Thursday, January 31, 2013
35.
today i celebrate my thirty-fifth birthday as a happy woman! really and truly, i feel blessed. as i have anticipated this birthday, i've been thinking about my life. the choices i've made, and the consequences (good or bad) that have followed. overall i feel proud. i still have a to-do list that i will get to one day. but for now, this is why i feel happy and proud of my life:
* i married the right person. how thankful i am at this stage in my life that i got that RIGHT. my Mr. is mine! he is so kind, gentle by nature, and the most incredible father. he is an amazing husband, provider, pianist, student, and teacher. and the list goes on and on... i cannot imagine my life without him. he is my life.
* i am a mother. i love my beautiful children. they have always been my children. they make us complete. they fill me with life and laughter. i have learned more from them than they will ever learn from me.
* my home. nothing is more satisfying than making our home happy. i love the feeling in our home. everyday i look forward to the evening when we are all home together. home is where life's lessons are taught, love is fostered, and where every person is safe.
* i am healthy. after battling itp and infertility, i am so thankful for my healthy body and mind. i am proud of myself for literally wearing out my treadmill. seriously! i don't think my body feels 35. (at least from what i hear other people complain about)
* i have good, loving relationships with my family. too often i take this for granted. i am so thankful for a father i can look up to, a mother i can always talk to, sisters to do the same, and brothers that are always good for a laugh.
*real friends. true friends. that i can completely be myself around. that accept me for who i am. friends that i know are not coincidental.
*my talents. there, i said it. (why is that difficult to say?) my hobbies, gifts, talents, whatever you want to label them, make me happy! i love to create anything. absolutely anything. sewing, knitting, cooking, decorating, it doesn't matter the avenue, but no day feels complete until i have made something. i love to look back on my day and see something beautiful i created.
i could keep going, but nap time is ticking away and i need to delete some of the 16,000 photos on this computer.
making my birthday (carrot) cake! how sweet are they?! blessed.
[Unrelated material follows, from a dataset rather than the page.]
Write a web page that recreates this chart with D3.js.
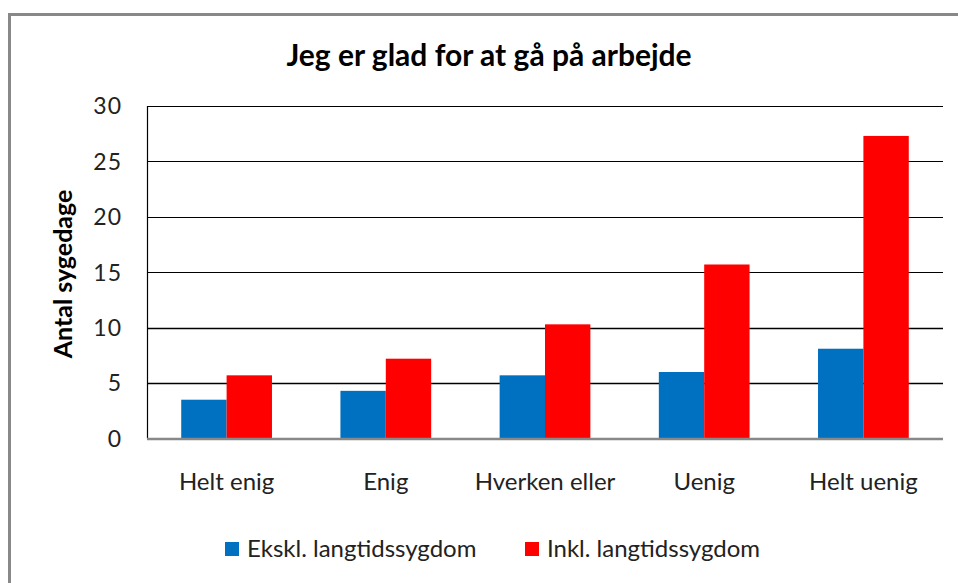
<!DOCTYPE html>
<html>
<head>
<meta charset="utf-8">
<script src="https://cdn.jsdelivr.net/npm/d3@7"></script>
<style>
  html, body { margin: 0; padding: 0; background: #fff; }
  svg { display: block; }
  text { font-family: Lato, "Open Sans", sans-serif; }
</style>
</head>
<body>
<svg id="chart" width="958" height="583"></svg>
<script>
const categories = ["Helt enig", "Enig", "Hverken eller", "Uenig", "Helt uenig"];
const seriesNames = ["Ekskl. langtidssygdom", "Inkl. langtidssygdom"];
const ekskl = [3.5, 4.3, 5.7, 6.0, 8.1];
const inkl = [5.7, 7.2, 10.3, 15.7, 27.3];
const yTicks = [0, 5, 10, 15, 20, 25, 30];
const colors = ["#0070C0", "#FF0000"];
const title = "Jeg er glad for at gå på arbejde";
const yTitle = "Antal sygedage";

const svg = d3.select("#chart");
const W = 958, H = 583;
const m = { left: 147, right: 943, top: 106, bottom: 438.5 };

// outer frame
svg.append("rect").attr("x", 9.5).attr("y", 14.5).attr("width", W + 20).attr("height", H + 20)
  .attr("fill", "#fff").attr("stroke", "#888").attr("stroke-width", 3);

const x = d3.scaleBand().domain(categories).range([m.left, m.right]).paddingInner(0.43).paddingOuter(0.215);
const xs = d3.scaleBand().domain([0, 1]).range([0, x.bandwidth()]);
const y = d3.scaleLinear().domain([0, 30]).range([m.bottom, m.top]);

// gridlines
svg.append("g").selectAll("line").data(yTicks.filter(d => d > 0)).join("line")
  .attr("x1", m.left).attr("x2", m.right)
  .attr("y1", d => Math.round(y(d)) + 0.5).attr("y2", d => Math.round(y(d)) + 0.5)
  .attr("stroke", "#000").attr("stroke-width", d => d <= 10 ? 1.6 : 1.1);

// bars
const data = [ekskl, inkl];
const g = svg.append("g");
categories.forEach((c, i) => {
  data.forEach((s, j) => {
    g.append("rect")
      .attr("x", x(c) + xs(j))
      .attr("width", xs.bandwidth())
      .attr("y", y(s[i]))
      .attr("height", y(0) - y(s[i]))
      .attr("fill", colors[j]);
  });
});

// y axis line
svg.append("line").attr("x1", m.left + 0.5).attr("x2", m.left + 0.5)
  .attr("y1", m.top).attr("y2", m.bottom).attr("stroke", "#000").attr("stroke-width", 1.2);
// x axis line
svg.append("line").attr("x1", m.left).attr("x2", m.right)
  .attr("y1", m.bottom + 0.5).attr("y2", m.bottom + 0.5).attr("stroke", "#888").attr("stroke-width", 2.5);

// y tick labels
svg.append("g").selectAll("text").data(yTicks).join("text")
  .attr("x", 122).attr("y", d => y(d)).attr("dy", "0.36em")
  .attr("text-anchor", "end").attr("font-size", 23).attr("letter-spacing", 1).attr("fill", "#222")
  .text(d => d);

// x labels
svg.append("g").selectAll("text").data(categories).join("text")
  .attr("x", d => x(d) + x.bandwidth() / 2).attr("y", 490)
  .attr("text-anchor", "middle").attr("font-size", 24).attr("fill", "#222")
  .text(d => d);

// title
svg.append("text").attr("x", 489).attr("y", 66).attr("text-anchor", "middle")
  .attr("font-size", 30).attr("font-weight", "bold").attr("fill", "#000").text(title);

// y title
svg.append("text").attr("transform", "translate(72,274) rotate(-90)")
  .attr("text-anchor", "middle").attr("font-size", 25).attr("font-weight", "bold")
  .attr("fill", "#000").text(yTitle);

// legend
const legX = [225, 525];
seriesNames.forEach((n, j) => {
  svg.append("rect").attr("x", legX[j]).attr("y", 542).attr("width", 14).attr("height", 14).attr("fill", colors[j]);
  svg.append("text").attr("x", legX[j] + 22).attr("y", 557).attr("font-size", 24).attr("fill", "#222").text(n);
});
</script>
</body>
</html>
i am blessed. i am happy. it's going to be a great day.
Tuesday, January 29, 2013
it just keeps coming...
the snow just keeps coming this year. i'll admit, my arms are tired from all the shoveling. and so is my back. but it is SO beautiful! i'm sure lizzy is disappointed, they canceled her field trip to the state capitol today. :(
i was hoping to wear leggings and stay home all day. not happening. i realized i had appointments this morning, and need to renew my driver's license this afternoon. oh well, maybe tomorrow...?
...and i can't post without including a picture of one of my children. charlie says "hello!"